A new working paper from economists Victor Lavy of Hebrew University and Analía Schlosser of Princeton attempts to unpick the peer effects associated with gender, using data on nearly half a million students passing through Israel's school system in the 1990s. They compared consecutive year groups passing through the same school, figuring that if one year's group was 55 percent boys and the next year's was 55 percent girls, that difference was very likely to be random and thus susceptible to meaningful number crunching.
Their answer chimes perfectly with the conventional wisdom: Boys benefit from being in a classroom with girls, but girls do not benefit from being in a classroom with boys. What is interesting about Lavy and Schlosser's work is that it uses survey data provided by the children to work out what is causing the effects. The survey questions ask, for example, about violence in school, respect for teachers, classroom distractions, and relations among students.

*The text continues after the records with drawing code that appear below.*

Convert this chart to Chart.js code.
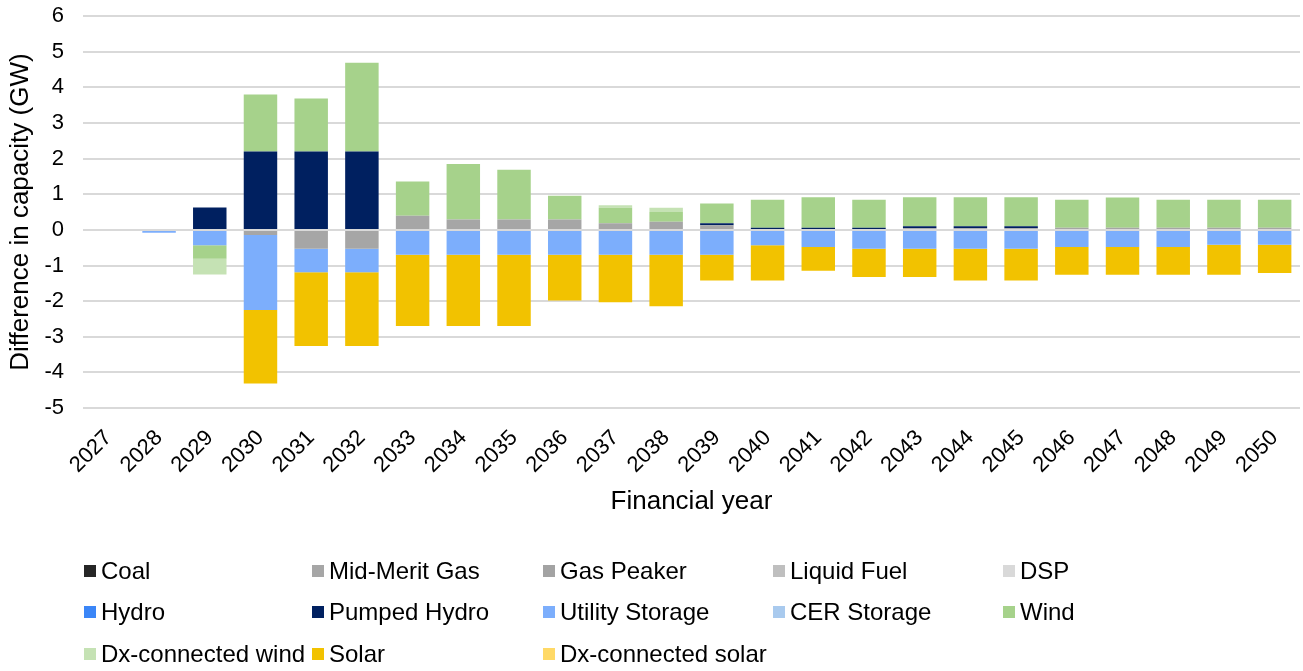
<!DOCTYPE html>
<html>
<head>
<meta charset="utf-8">
<script src="https://cdn.jsdelivr.net/npm/chart.js@4/dist/chart.umd.min.js"></script>
<style>
  body { margin: 0; background: #fff; font-family: "Liberation Sans", Arial, sans-serif; }
  #wrap { position: relative; width: 1303px; height: 671px; }
  #chart { position: absolute; left: 0; top: 0; }
  #legend {
    position: absolute; left: 84px; top: 550px;
    display: grid;
    grid-template-columns: 228px 231px 230px 230px 230px;
    grid-auto-rows: 41.5px;
  }
  .item { display: flex; align-items: center; font-size: 24px; color: #000; white-space: nowrap; }
  .box { width: 12px; height: 12px; margin-right: 5px; flex: none; }
</style>
</head>
<body>
<div id="wrap">
  <canvas id="chart" width="1303" height="671"></canvas>
  <div id="legend"></div>
</div>
<script>
// financial years
const years = ['2027','2028','2029','2030','2031','2032','2033','2034','2035','2036','2037','2038',
               '2039','2040','2041','2042','2043','2044','2045','2046','2047','2048','2049','2050'];

// difference in capacity (GW), one value per year
const coal          = [0,0,0,0,0,0,0,0,0,0,0,0,0,0,0,0,0,0,0,0,0,0,0,0];
const midMeritGas   = [0,0,0,-0.14,-0.53,-0.53,0.40,0.29,0.29,0.29,0.19,0.23,0.13,0,0,0,0.05,0.05,0.05,0.06,0.06,0.06,0.06,0.06];
const gasPeaker     = [0,0,0,0,0,0,0,0,0,0,0,0,0,0,0,0,0,0,0,0,0,0,0,0];
const liquidFuel    = [0,0,0,0,0,0,0,0,0,0,0,0,0,0,0,0,0,0,0,0,0,0,0,0];
const dsp           = [0,0,0,0,0,0,0,0,0,0,0,0,0,0,0,0,0,0,0,0,0,0,0,0];
const hydro         = [0,0,0,0,0,0,0,0,0,0,0,0,0,0,0,0,0,0,0,0,0,0,0,0];
const pumpedHydro   = [0,0,0.63,2.20,2.20,2.20,0,0,0,0,0,0,0.06,0.06,0.06,0.06,0.05,0.05,0.05,0,0,0,0,0];
const utilStorage   = [0,-0.08,-0.43,-2.11,-0.66,-0.66,-0.70,-0.70,-0.70,-0.70,-0.70,-0.70,-0.70,-0.43,-0.48,-0.53,-0.53,-0.53,-0.53,-0.48,-0.48,-0.48,-0.42,-0.42];
const cerStorage    = [0,0,0,0,0,0,0,0,0,0,0,0,0,0,0,0,0,0,0,0,0,0,0,0];
const wind          = [0,0,-0.38,1.60,1.49,2.49,0.96,1.56,1.40,0.67,0.43,0.27,0.55,0.79,0.86,0.79,0.82,0.82,0.82,0.79,0.85,0.79,0.79,0.79];
const dxWind        = [0,0,-0.44,0,0,0,0,0,0,0,0.07,0.12,0,0,0,0,0,0,0,0,0,0,0,0];
const solar         = [0,0,0,-2.06,-2.07,-2.07,-2.00,-2.00,-2.00,-1.28,-1.33,-1.44,-0.72,-0.99,-0.67,-0.79,-0.79,-0.89,-0.89,-0.78,-0.78,-0.78,-0.84,-0.79];
const dxSolar       = [0,0,0,0,0,0,0,0,0,0,0,0,0,0,0,0,0,0,0,0,0,0,0,0];

const seriesNames  = ['Coal','Mid-Merit Gas','Gas Peaker','Liquid Fuel','DSP','Hydro','Pumped Hydro',
                      'Utility Storage','CER Storage','Wind','Dx-connected wind','Solar','Dx-connected solar'];
const seriesData   = [coal, midMeritGas, gasPeaker, liquidFuel, dsp, hydro, pumpedHydro,
                      utilStorage, cerStorage, wind, dxWind, solar, dxSolar];
const seriesColors = ['#262626','#a6a6a6','#a3a3a3','#bfbfbf','#d9d9d9','#3b86f7','#002060',
                      '#7caefc','#a9caee','#a6d28b','#c5e2b4','#f2c200','#ffd966'];

const yTicks = [-5,-4,-3,-2,-1,0,1,2,3,4,5,6];

const font = 'Liberation Sans, Arial, sans-serif';

const ctx = document.getElementById('chart').getContext('2d');
const chart = new Chart(ctx, {
    type: 'bar',
    data: {
        labels: years,
        datasets: seriesNames.map((name, i) => ({
            label: name,
            data: seriesData[i],
            backgroundColor: seriesColors[i],
            borderWidth: 0,
            barPercentage: 0.66,
            categoryPercentage: 1
        }))
    },
    options: {
        responsive: false,
        animation: false,
        layout: { padding: { top: 1, right: 3, bottom: 141, left: 0 } },
        plugins: {
            legend: { display: false },
            tooltip: { enabled: false }
        },
        scales: {
            x: {
                stacked: true,
                grid: { display: false },
                border: { display: false },
                ticks: {
                    color: '#000',
                    font: { family: font, size: 22 },
                    minRotation: 45,
                    maxRotation: 45,
                    padding: 9
                },
                title: {
                    display: true,
                    text: 'Financial year',
                    color: '#000',
                    font: { family: font, size: 26 },
                    padding: { top: 0, bottom: 13 }
                },
                afterFit: scale => { scale.height = 122; }
            },
            y: {
                stacked: true,
                min: yTicks[0],
                max: yTicks[yTicks.length - 1],
                afterBuildTicks: scale => { scale.ticks = yTicks.map(v => ({ value: v })); },
                // invisible tick marks push the labels away from the plot
                grid: { color: '#d9d9d9', lineWidth: 2, drawTicks: true, tickLength: 16, tickColor: 'rgba(0,0,0,0)' },
                border: { display: false },
                ticks: {
                    color: '#000',
                    font: { family: font, size: 22 },
                    padding: 3
                },
                title: {
                    display: true,
                    text: 'Difference in capacity (GW)',
                    color: '#000',
                    font: { family: font, size: 26 },
                    padding: { top: 5, bottom: 0 }
                },
                afterFit: scale => { scale.width = 83; }
            }
        }
    }
});

// legend in a 5 column grid, built from the chart datasets
const legend = document.getElementById('legend');
chart.data.datasets.forEach(ds => {
    const item = document.createElement('div');
    item.className = 'item';
    item.innerHTML = '<span class="box" style="background:' + ds.backgroundColor + '"></span>' + ds.label;
    legend.appendChild(item);
});
</script>
</body>
</html>
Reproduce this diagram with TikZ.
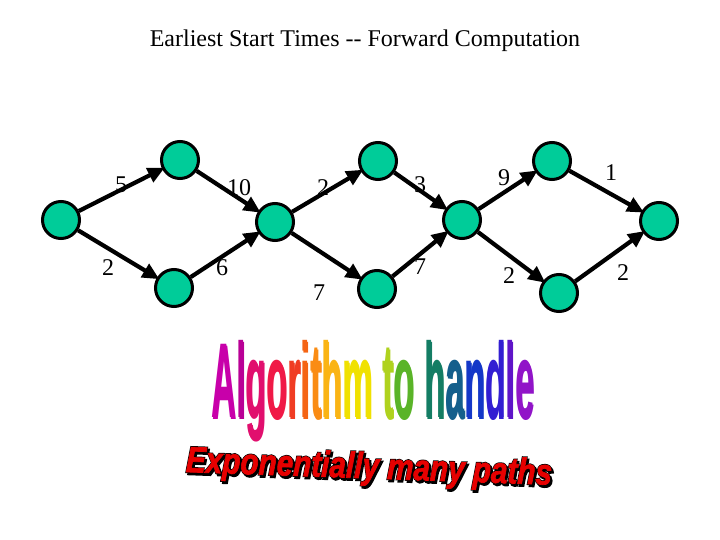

Boys pollute the educational system, it seems, for a number of unmysterious reasons: They wear down teachers, disrupt classes, and ruin the atmosphere for everyone. And more boys are worse than fewer boys, not because they egg each other on but simply because more of them can cause more trouble in total.
It is all rather troubling, especially for the parents of little angels like my daughters. Evidently, it is impossible to satisfy the—apparently justified—parental demand to educate girls in single-sex schools and boys in mixed classes. (Not for the first time in my life, I conclude that the world doesn't have enough girls in it.)
Researchers from the University of London's Institute of Education have asked a related question, comparing mixed schools with single-sex schools (from the 1970s, when nonselective single-sex schools were more plentiful) rather than the varying gender balance within mixed schools. Their conclusions, published last year, were subtly different. They found that boys disrupt mixed classrooms, but found that boys did not do any worse if locked up in a single-sex school.
A social planner might thus conclude that all education should be single-sex. The difficulty is to combine this perspective with the principle of parental choice. I have the answer: a congestion-charge-style tax on parents who insist on polluting girls' education with their testosterone-fuelled little monsters. The money could go toward hiring extra teachers—and riot police.